• Goal: Set the lines down again exactly, first line through the line that contains "fill=leafgreen] (g2) at", with no pictures.
## START Data excerpt
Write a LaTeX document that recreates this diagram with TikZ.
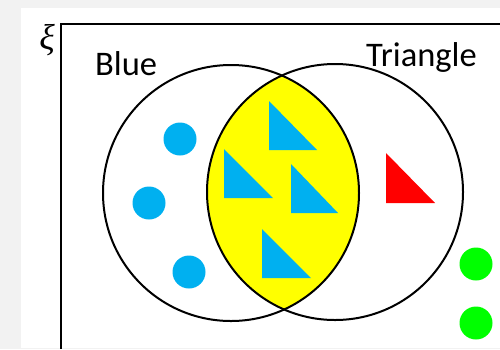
\documentclass[tikz,border=0pt]{standalone}
\usepackage{fontspec}
\setmainfont{Carlito}
\newfontfamily\symbolfont{Liberation Serif}
\definecolor{pagegray}{HTML}{F2F2F2}
\definecolor{skyblue}{HTML}{00B0F0}
\definecolor{leafgreen}{HTML}{00FF00}
\definecolor{setyellow}{HTML}{FFFF00}
\definecolor{shapered}{HTML}{FF0000}
\tikzset{
  setline/.style={draw=black, line width=2pt},
  setcircle/.style={circle, setline, minimum size=256pt, inner sep=0pt},
  dot/.style={circle, minimum size=33pt, inner sep=0pt},
  setlabel/.style={font=\fontsize{34.5}{40}\selectfont, inner sep=0pt, anchor=base west},
  rtri/.style={fill=#1, draw=none}
}
\begin{document}
\begin{tikzpicture}[x=1pt, y=-1pt]
  \useasboundingbox (0,0) rectangle (500,349);
  \fill[pagegray] (0,0) rectangle (500,349);
  \fill[white] (21,8) rectangle (500,348);

  \begin{scope}
    \clip (21,8) rectangle (500,348);
    % universal set frame (continues past the page edge)
    \draw[line width=2pt] (61,360) -- (61,24) -- (510,24);

    % the two sets
    \coordinate (cb) at (231,193);
    \coordinate (ct) at (335,192);
    \begin{scope}
      \clip (cb) circle (128);
      \fill[setyellow] (ct) circle (128);
    \end{scope}
    \node[setcircle] (blueset) at (cb) {};
    \node[setcircle] (triset) at (ct) {};

    % labels
    \node[font=\symbolfont\itshape\fontsize{36}{40}\selectfont, inner sep=0pt] (xi) at (47,40) {ξ};
    \node[setlabel] (bluelabel) at (95,75) {Blue};
    \node[setlabel] (trilabel) at (366,66) {Triangle};

    % blue circles
    \node[dot, fill=skyblue] (b1) at (180,139) {};
    \node[dot, fill=skyblue] (b2) at (149,203) {};
    \node[dot, fill=skyblue] (b3) at (189,272) {};

    % green circles
    \node[dot, fill=leafgreen] (g1) at (476,264) {};
    \node[dot, fill=leafgreen] (g2) at (476,323) {};

    % blue triangles
    \fill[rtri=skyblue] (269,101) -- (269,150) -- (317,150) -- cycle;
    \fill[rtri=skyblue] (224,149) -- (224,198) -- (273,198) -- cycle;
    \fill[rtri=skyblue] (291,164) -- (291,213) -- (338,213) -- cycle;
    \fill[rtri=skyblue] (262,229) -- (262,278) -- (311,278) -- cycle;

    % red triangle
    \fill[rtri=shapered] (386,153) -- (386,203) -- (435,203) -- cycle;
  \end{scope}
\end{tikzpicture}
\end{document}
## END Data excerpt
• Task answer:
Write a LaTeX document that recreates this diagram with TikZ.
\documentclass[tikz,border=0pt]{standalone}
\usepackage{fontspec}
\setmainfont{Carlito}
\newfontfamily\symbolfont{Liberation Serif}
\definecolor{pagegray}{HTML}{F2F2F2}
\definecolor{skyblue}{HTML}{00B0F0}
\definecolor{leafgreen}{HTML}{00FF00}
\definecolor{setyellow}{HTML}{FFFF00}
\definecolor{shapered}{HTML}{FF0000}
\tikzset{
  setline/.style={draw=black, line width=2pt},
  setcircle/.style={circle, setline, minimum size=256pt, inner sep=0pt},
  dot/.style={circle, minimum size=33pt, inner sep=0pt},
  setlabel/.style={font=\fontsize{34.5}{40}\selectfont, inner sep=0pt, anchor=base west},
  rtri/.style={fill=#1, draw=none}
}
\begin{document}
\begin{tikzpicture}[x=1pt, y=-1pt]
  \useasboundingbox (0,0) rectangle (500,349);
  \fill[pagegray] (0,0) rectangle (500,349);
  \fill[white] (21,8) rectangle (500,348);

  \begin{scope}
    \clip (21,8) rectangle (500,348);
    % universal set frame (continues past the page edge)
    \draw[line width=2pt] (61,360) -- (61,24) -- (510,24);

    % the two sets
    \coordinate (cb) at (231,193);
    \coordinate (ct) at (335,192);
    \begin{scope}
      \clip (cb) circle (128);
      \fill[setyellow] (ct) circle (128);
    \end{scope}
    \node[setcircle] (blueset) at (cb) {};
    \node[setcircle] (triset) at (ct) {};

    % labels
    \node[font=\symbolfont\itshape\fontsize{36}{40}\selectfont, inner sep=0pt] (xi) at (47,40) {ξ};
    \node[setlabel] (bluelabel) at (95,75) {Blue};
    \node[setlabel] (trilabel) at (366,66) {Triangle};

    % blue circles
    \node[dot, fill=skyblue] (b1) at (180,139) {};
    \node[dot, fill=skyblue] (b2) at (149,203) {};
    \node[dot, fill=skyblue] (b3) at (189,272) {};

    % green circles
    \node[dot, fill=leafgreen] (g1) at (476,264) {};
    \node[dot, fill=leafgreen] (g2) at (476,323) {};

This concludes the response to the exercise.